Cusped spaces and quasi-isometries of relatively hyperbolic groups

TL;DR

This paper demonstrates that relatively hyperbolic groups have quasi-isometric cusped spaces under certain conditions, establishing a canonical boundary structure and characterizing lattices in negatively curved symmetric spaces.

Contribution

It proves the quasi-isometry invariance of cusped spaces for relatively hyperbolic groups with constant horospherical distortion and characterizes lattices via these spaces.

Findings

Any two cusped spaces with constant horospherical distortion are quasi-isometric.

The Bowditch boundary admits a canonical quasisymmetric structure.

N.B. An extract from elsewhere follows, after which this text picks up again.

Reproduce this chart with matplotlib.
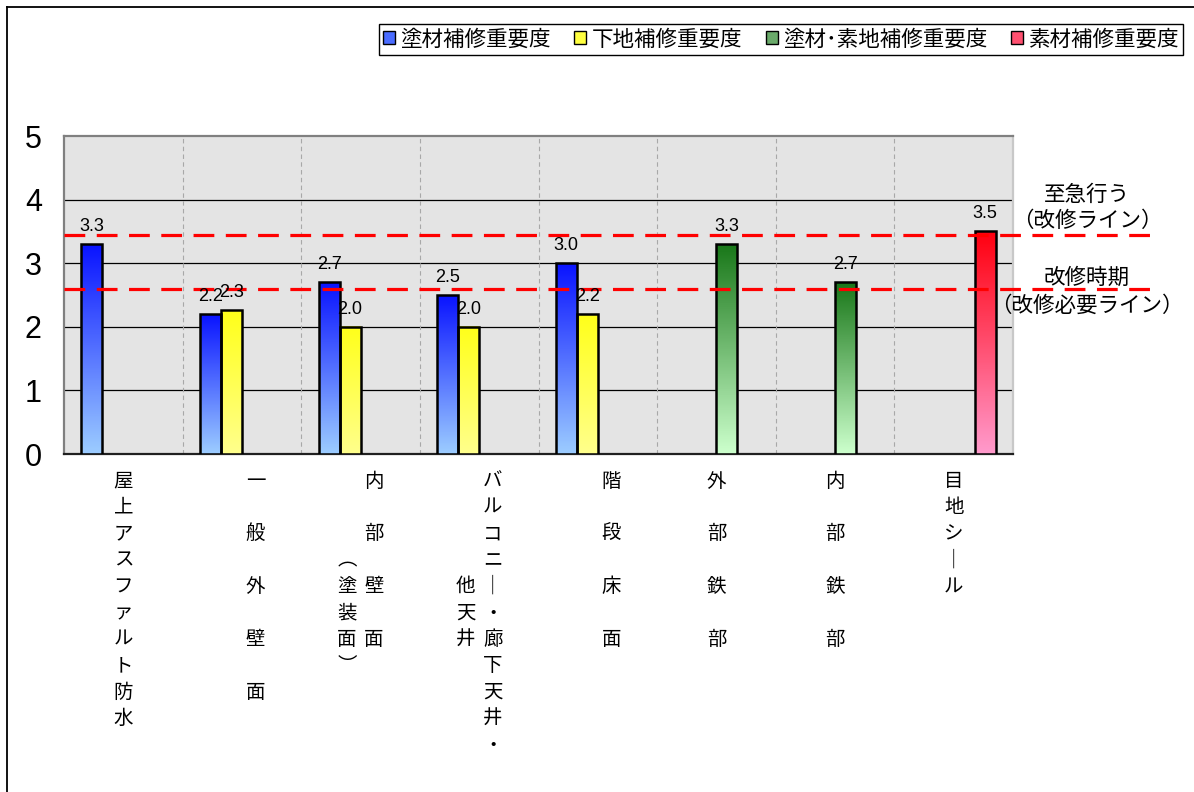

A group is a lattice in a negatively curved symmetric space if its cusped space is quasi-isometric to that space.

Abstract

A group $\Gamma$ with a family of subgroups $\mathbb{P}$ is relatively hyperbolic if $\Gamma$ admits a cusp-uniform action on a proper $\delta$--hyperbolic space. We show that any two such spaces for a given group pair are quasi-isometric, provided the spaces have "constant horospherical distortion," a condition satisfied by Groves--Manning's cusped Cayley graph and by all negatively curved symmetric spaces. Consequently the Bowditch boundary admits a canonical quasisymmetric structure, which coincides with the "naturally occurring" quasisymmetric structure of the symmetric space when considering lattices in rank one symmetric spaces. We show that a group $\Gamma$ is a lattice in a negatively curved symmetric space $X$ if and only if a cusped space for $\Gamma$ is quasi-isometric to the symmetric space. We also prove an ideal triangle characterization of the $\delta$--hyperbolic spaces with uniformly perfect boundary due to Meyer and Bourdon--Kleiner. An appendix concerns the equivalence of several definitions of conical limit point found in the literature.